Why introverts can thrive in a PR career

Josh Peachey's picture

Sophie Anderson, Junior PR Executive at Influential goes against the grain to argue why introverts can actually thrive in the world of PR...

Entering the world of PR can be scary for an introvert. When you think of a classic PR executive or account manager, you think of someone with a naturally outgoing personality, sociable and confident with no problem striking up conversation in a room full of strangers. The truth I have found, from working in the industry, is that whilst classic extrovert qualities are incredibly well suited to PR, there are lots of qualities introverts have that help them not just survive, but thrive within the role. 

Introverts tend to be better listeners

According to the Harvard Business Review, great listeners are those who not only are quiet when other people are talking, but can also process what the other person is saying and empathises with their position. As introverts are less likely to want to claim the spotlight in a conversation, it is easier for them to provide a supporting role in a conversation, making the other person feel heard and appreciated. Research has also shown that introverts experience more cortical activity in response to stimuli, meaning they are processing more information. In an industry context, it means introverts are more likely to hear and understand a brief, network more effectively and excel in client and media meetings. 

Introverts give considered responses 

It is often the downfall of the PR executive to believe that being the loudest is going to get you a spot in the newspaper, magazine, or TV programme you’re after. Where introverts excel in this is by interacting thoughtfully with the media, journalists and other team members. Taking the time to prioritise your thoughts and ideas is what helps to stop silly mistakes from being made, and in an industry where journalists are getting hundreds of requests and pitches daily, could set you apart from the rest. 

Preparation is key

One of the most important parts of an introvert’s social interaction is being able to communicate clearly and offer important discourse to a discussion or meeting. This relies heavily on preparation, to be able to organise thoughts and ideas and already have an idea of differing viewpoints. Studies have shown that blood flow to the part of the brain responsible for planning is higher in introverts, meaning that they will spend more time on ensuring that they are able to navigate a conversation effectively. 

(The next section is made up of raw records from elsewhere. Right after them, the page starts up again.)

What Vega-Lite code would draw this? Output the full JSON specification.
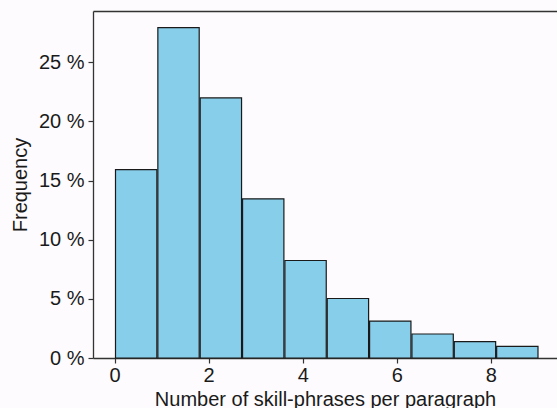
{
  "$schema": "https://vega.github.io/schema/vega-lite/v6.json",
  "width": 464,
  "height": 347,
  "autosize": {"type": "none"},
  "padding": {"left": 93, "top": 11, "right": 0, "bottom": 50},
  "background": "#fdfbfd",
  "config": {
    "view": {"stroke": null},
    "font": "Liberation Sans",
    "axis": {
      "grid": false,
      "domainColor": "#333333",
      "domainWidth": 1.3,
      "tickColor": "#333333",
      "tickWidth": 1.2,
      "tickSize": 5,
      "labelFont": "Liberation Sans",
      "labelFontSize": 20,
      "labelColor": "#1a1a1a",
      "titleFont": "Liberation Sans",
      "titleFontSize": 20,
      "titleFontWeight": "normal",
      "titleColor": "#1a1a1a"
    }
  },
  "data": {
    "values": [
      {"bin_start": 0.0, "bin_end": 0.9, "pct": 15.93},
      {"bin_start": 0.9, "bin_end": 1.8, "pct": 27.93},
      {"bin_start": 1.8, "bin_end": 2.7, "pct": 21.98},
      {"bin_start": 2.7, "bin_end": 3.6, "pct": 13.45},
      {"bin_start": 3.6, "bin_end": 4.5, "pct": 8.24},
      {"bin_start": 4.5, "bin_end": 5.4, "pct": 5.03},
      {"bin_start": 5.4, "bin_end": 6.3, "pct": 3.12},
      {"bin_start": 6.3, "bin_end": 7.2, "pct": 2.03},
      {"bin_start": 7.2, "bin_end": 8.1, "pct": 1.38},
      {"bin_start": 8.1, "bin_end": 9.0, "pct": 0.98}
    ]
  },
  "layer": [
    {
      "mark": {"type": "bar", "fill": "#87CEEB", "stroke": "#1a1a1a", "strokeWidth": 1.2},
      "encoding": {
        "x": {
          "field": "bin_start",
          "type": "quantitative",
          "bin": "binned",
          "scale": {"domain": [-0.457, 9.404], "nice": false, "zero": false},
          "axis": {
            "values": [0, 2, 4, 6, 8],
            "format": "d",
            "labelPadding": 2,
            "title": "Number of skill-phrases per paragraph",
            "titleBaseline": "alphabetic",
            "titleY": 47
          }
        },
        "x2": {"field": "bin_end"},
        "y": {
          "field": "pct",
          "type": "quantitative",
          "scale": {"domain": [0, 29.33], "nice": false},
          "axis": {
            "values": [0, 5, 10, 15, 20, 25],
            "labelExpr": "datum.value + ' %'",
            "labelPadding": 4,
            "title": "Frequency",
            "titleBaseline": "alphabetic",
            "titleX": -67
          }
        }
      }
    },
    {
      "mark": {"type": "bar", "opacity": 0},
      "encoding": {
        "x": {
          "field": "bin_start",
          "type": "quantitative",
          "bin": "binned",
          "axis": {"orient": "top", "labels": false, "ticks": false, "title": null}
        },
        "x2": {"field": "bin_end"}
      }
    }
  ],
  "resolve": {"axis": {"x": "independent"}}
}
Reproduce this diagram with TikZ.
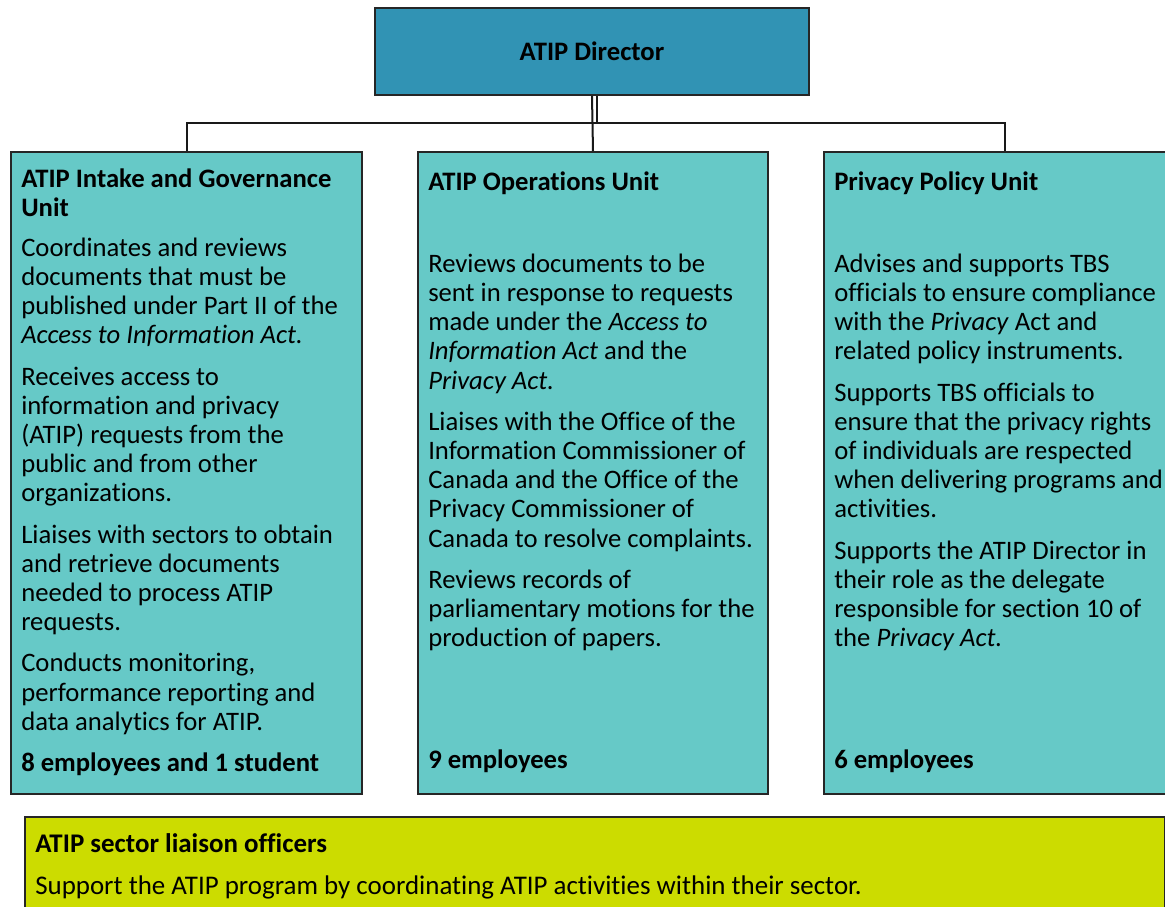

Introverts value quality over quantity

One thing some PR’s are criticised for when talking to journalists or pitching stories to media, is the tactic of sending a story out to as many publications as possible and hoping it sticks somewhere. This is ineffective as it not only clearly removes any personal element of an email or pitch, but can also lead to journalists being less likely to open emails from you, knowing that it may not be relevant to them. Because introverts find high levels of socialisation somewhat tiring, they will be more likely to plan properly who they would prefer to pitch to, and how best to approach that particular journalist or publication. This, in turn, helps to build longer-term, more connected relationships with the media and means that pitches are less likely to be ignored because journalists will know their time won’t be wasted. 

The main thing that holds introverts back from going for that dream job in public relations is the fear of being overwhelmed. For me, I put off taking the leap because I was scared of not having enough time to rest and recuperate after a day of communicating. However, I found that by having an employer that encourages me to make the most of my rest time, and implements well-being initiatives to support its employees whilst in the office, as well as pushing myself to step out of my comfort zone, I have remained engaged, inspired and excited with the industry and the job.